Die Demonstranten hatten klare Forderungen: Ausschluss von Russland vom SWIFT-Abkommen, härtere Sanktionen gegen den Aggressor Russland, Waffenlieferungen für die Ukraine.
Düsseldorf: Klare Forderungen an die Bundesregierung
Ich war gestern extrem überrascht, als ich knapp 30 Minuten nach offiziellen Beginn der angemeldeten Demonstration am Schadowplatz in Düsseldorf ankam. 800 Menschen fanden sich dort am letzten Donnerstag ein.
Die Lage auf der Kundgebung gestern war anders:
Der Schadowplatz bot, mit einem Meer aus ukrainischen Fahnen, Transparenten und Schildern, einen ergreifenden Anblick. Was ebenfalls anderes war, im Vergleich zur ersten Demonstration:
Die klaren Forderungen an die Bundesregierung, zu lesen auf Pappschildern und Transparenten und immer wieder zu hören in Sprechchören: „Ban Russia from SWIFT“, „Kein Gas aus Russland“, „Close the Sky“, „Waffen für die Ukraine“ und „eine europäische Armee“
Stefan Engstfeld (Mitglied des Landtages NRW – Bündnis90/Grüne) betrat das Podium kurz nach meiner Ankunft und zeigte sich erfreut und dankbar über die Größe der Demonstration.
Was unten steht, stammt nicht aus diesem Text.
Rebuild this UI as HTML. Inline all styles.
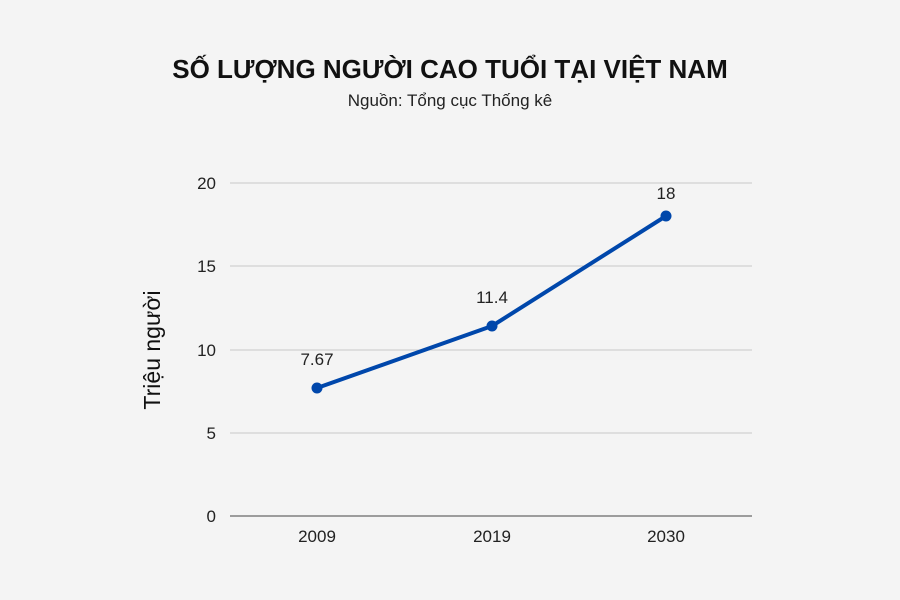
<!DOCTYPE html>
<html><head><meta charset="utf-8"><style>
html,body{margin:0;padding:0;background:#f4f4f4;}
svg{display:block;font-family:"Liberation Sans",sans-serif;}
</style></head><body>
<svg width="900" height="600" viewBox="0 0 900 600">
<rect width="900" height="600" fill="#f4f4f4"/>
<text x="450" y="78" text-anchor="middle" font-size="26" font-weight="bold" fill="#111">SỐ LƯỢNG NGƯỜI CAO TUỔI TẠI VIỆT NAM</text>
<text x="450" y="106" text-anchor="middle" font-size="17" fill="#222">Nguồn: Tổng cục Thống kê</text>
<g stroke="#c8c8c8" stroke-width="1">
<line x1="230" y1="183" x2="752" y2="183"/>
<line x1="230" y1="266" x2="752" y2="266"/>
<line x1="230" y1="350" x2="752" y2="350"/>
<line x1="230" y1="433" x2="752" y2="433"/>
</g>
<line x1="230" y1="516" x2="752" y2="516" stroke="#444" stroke-width="1"/>
<g font-size="17" fill="#222" text-anchor="end">
<text x="216" y="189">20</text>
<text x="216" y="272">15</text>
<text x="216" y="356">10</text>
<text x="216" y="439">5</text>
<text x="216" y="522">0</text>
</g>
<g font-size="17" fill="#222" text-anchor="middle">
<text x="317" y="542">2009</text>
<text x="492" y="542">2019</text>
<text x="666" y="542">2030</text>
</g>
<text transform="translate(160,350) rotate(-90)" text-anchor="middle" font-size="23" fill="#111">Triệu người</text>
<polyline points="317,388 492,326 666,216" fill="none" stroke="#0047ab" stroke-width="4" stroke-linejoin="round"/>
<g fill="#0047ab">
<circle cx="317" cy="388" r="5.5"/>
<circle cx="492" cy="326" r="5.5"/>
<circle cx="666" cy="216" r="5.5"/>
</g>
<g font-size="17" fill="#222" text-anchor="middle">
<text x="317" y="365">7.67</text>
<text x="492" y="303">11.4</text>
<text x="666" y="199">18</text>
</g>
</svg>
</body></html>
In einer, oftmals von Applaus unterbrochenen Rede, forderte er die europäischen Regierungen auf, die schärfte wirtschaftliche Waffe gegen Russland einzusetzen:
Ich habe die Nachrichten verfolgt. Ich habe auch das Treffen der Staats- und Regierungschefs der Europäischen Union verfolgt. Ich war mir absolut sicher, dass sie die schärfste wirtschaftliche Waffe die wir haben, nämlich den Ausschluss von Russland aus dem internationalen Bankensystem SWIFT, dass diese Waffe auch gezogen wird. Und sie wurde nicht gezogen. Und ich war enttäuscht. Und ich muss sagen ich schäme mich dafür, dass wir das nicht getan haben. Dass Europa nicht die Kraft hatte.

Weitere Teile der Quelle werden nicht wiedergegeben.